One Shift, Three End Of Life Conversations

crispydocUncategorized Leave a Comment

Yesterday I had three end of life conversation in a single shift in the Emergency Department. I was in the "hot zone," caring for suspected COVID patients, and all discussions involved goals of care for seniors in their late 70s, 80s and 90s.

At the ripe age of 47, those in their 70s (my parents' generation) do not seem as old or infirm as they once did. The illnesses that afflicted them were once as irrelevant as historical plagues seemed remote from our era of prosperity.

The distinction based on age was a fiction providing comfort that my life was somehow separate and protected from their bad luck. As Law #4 of The House of God put it: The patient is the one with the disease.

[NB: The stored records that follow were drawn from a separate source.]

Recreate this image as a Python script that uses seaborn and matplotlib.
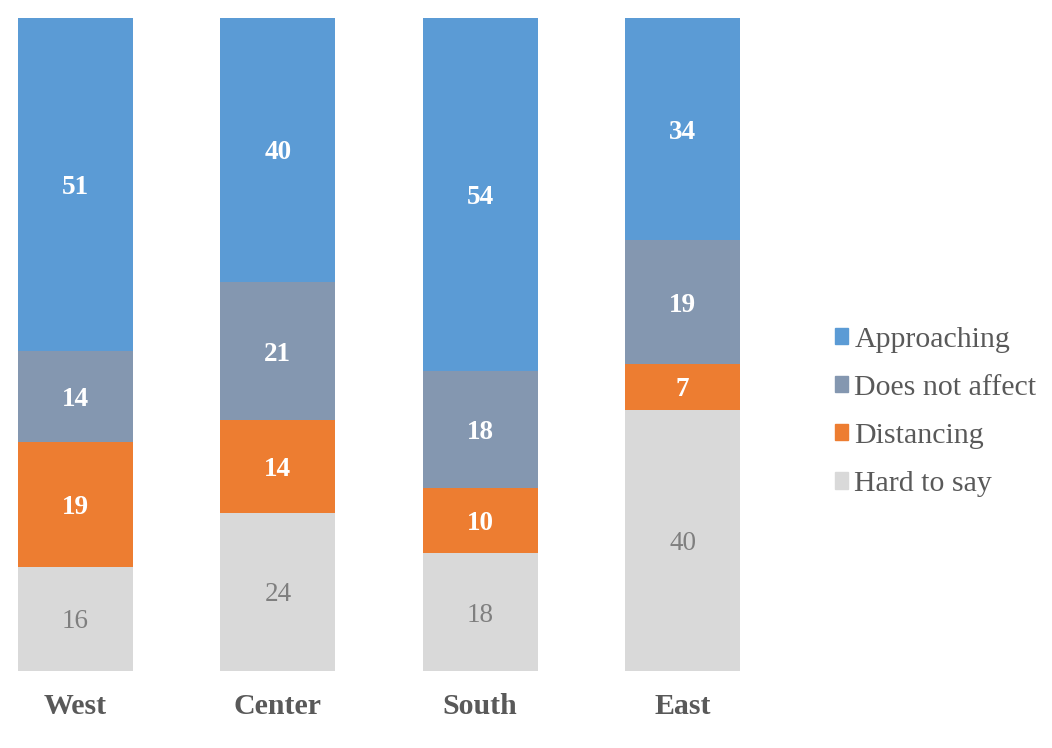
import numpy as np
import pandas as pd
import seaborn as sns
import matplotlib.pyplot as plt
from matplotlib.patches import Patch

sns.set_theme(style='white')
plt.rcParams['font.family'] = ['Liberation Serif', 'DejaVu Serif']

regions = ['West', 'Center', 'South', 'East']
series = ['Hard to say', 'Distancing', 'Does not affect', 'Approaching']
hard_to_say = [16, 24, 18, 40]
distancing = [19, 14, 10, 7]
does_not_affect = [14, 21, 18, 19]
approaching = [51, 40, 54, 34]

colors = {'Approaching': '#5B9BD5', 'Does not affect': '#8497B0',
          'Distancing': '#ED7D31', 'Hard to say': '#D9D9D9'}

df = pd.DataFrame({'region': regions, 'Hard to say': hard_to_say,
                   'Distancing': distancing, 'Does not affect': does_not_affect,
                   'Approaching': approaching})
totals = df[series].sum(axis=1)

fig = plt.figure(figsize=(10.52, 7.48), dpi=100)
ax = fig.add_axes([18 / 1052, 1 - 671 / 748, (740 - 18) / 1052, (671 - 18) / 748])

bottom = np.zeros(len(regions))
for s in series:
    share = (df[s] / totals * 100).values
    sns.barplot(x=df['region'], y=share, bottom=bottom, color=colors[s],
                width=0.568, ax=ax, saturation=1, linewidth=0)
    for i, (v, b) in enumerate(zip(df[s], bottom)):
        if s == 'Hard to say':
            ax.text(i, b + share[i] / 2, str(v), ha='center', va='center_baseline',
                    fontsize=19.5, color='#7F7F7F')
        else:
            ax.text(i, b + share[i] / 2, str(v), ha='center', va='center_baseline',
                    fontsize=19.5, color='white', fontweight='bold')
    bottom += share

ax.set_xlim(-0.284, 3.284)
ax.set_ylim(0, 100)
ax.set_xlabel('')
ax.set_ylabel('')
ax.set_yticks([])
ax.tick_params(axis='x', length=0, pad=16)
for lbl in ax.get_xticklabels():
    lbl.set_fontsize(21.5)
    lbl.set_fontweight('bold')
    lbl.set_color('#595959')
sns.despine(ax=ax, left=True, bottom=True)

handles = [Patch(color=colors[s], label=s) for s in series[::-1]]
fig.legend(handles=handles, loc='center left', bbox_to_anchor=(808 / 1052, 1 - 412 / 748),
           frameon=False, fontsize=21.5, labelcolor='#595959', handlelength=0.45,
           handleheight=0.45, handletextpad=0.2, labelspacing=0.74)

fig.savefig('out.png', dpi=100)
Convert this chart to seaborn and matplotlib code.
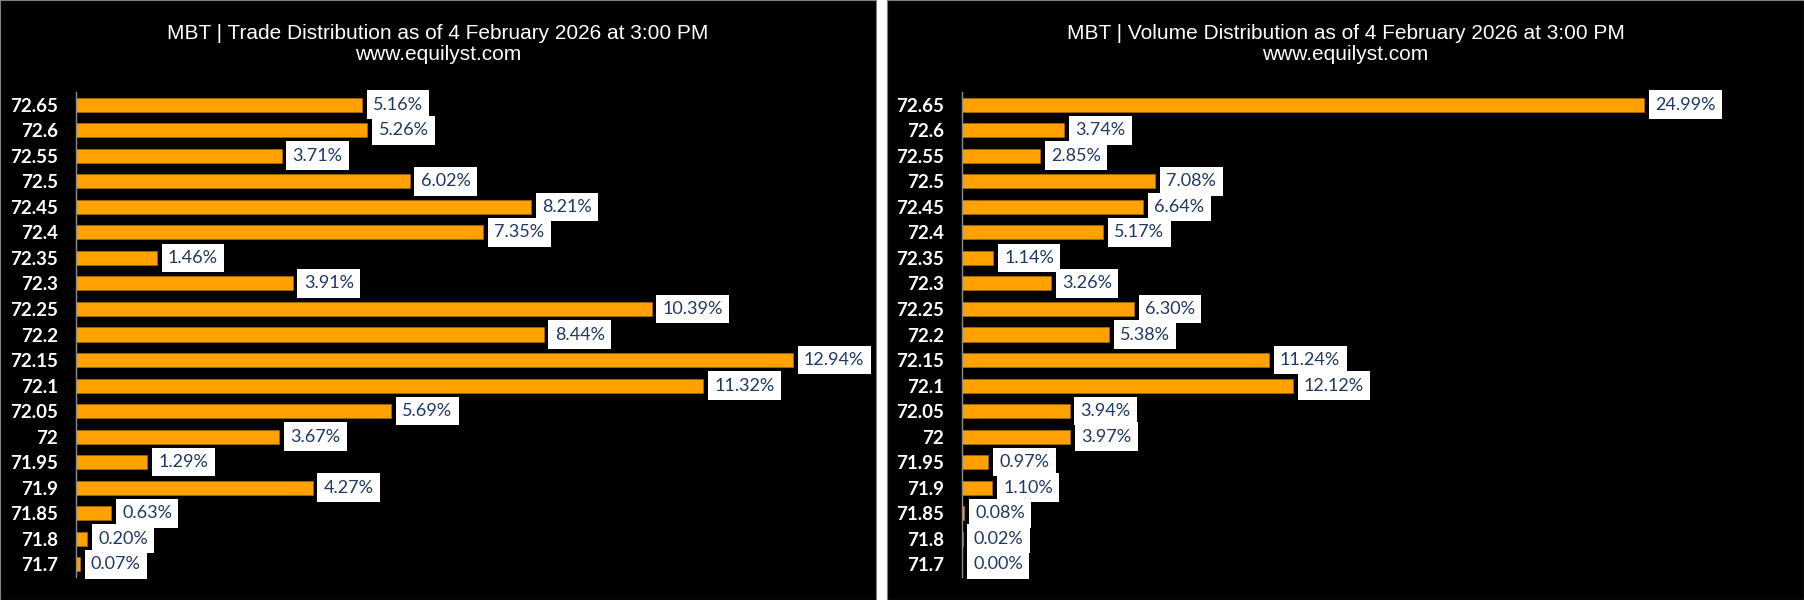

I routinely see patients in nursing homes with preserved mental capacity. They had the misfortune in life's lottery to pull a ticket that saddled them with a disproportionate burden of disease. I or my loved ones might be in their situation but for a protective and entirely arbitrary twist of fate. My prior sense of safety seems entirely illusory in retrospect.

In my daily care of ED patients, there is an ever-present risk that an error on my part due to human frailty, a failure to don or doff meticulously, is all that separates me from needing a ventilator.

There but for the grace was all I could think as I spoke to a lucid patient with mild dementia whose oxygen saturation was in the high 70s, who required high flow supplemental oxygen to get into the low 90s (most of us live at levels >92%).

She demonstrated decision-making capacity as she explained that she did not want to be placed on a ventilator under any circumstances, a decision that was consistent with the accompanying preference expressed via her Physician Order for Life Sustaining Treatment.

It was emotionally exhausting to speak to the adult children of two nonverbal patients with advanced dementia about their parents' critical illness, about the poor prognosis and the decision tree of when they might know the time had arrived to pursue comfort measures.

The daughter of a patient for whom this infection is likely to be a terminal event broke into tears over the phone. She blessed me and told me, with concern in her voice, that she imagined I must be tired from the work. In a brief and startling moment, this woman whose parent was dying took the time to think of someone else.

I returned to the next end of life conversation (and the next after that) ready to embrace a difficult task with humility and renewed purpose.

Under absurd circumstances, in times of plague, we might yet preserve dignity (our own; our patients') and provide comfort in overseeing a good death for those we cannot save.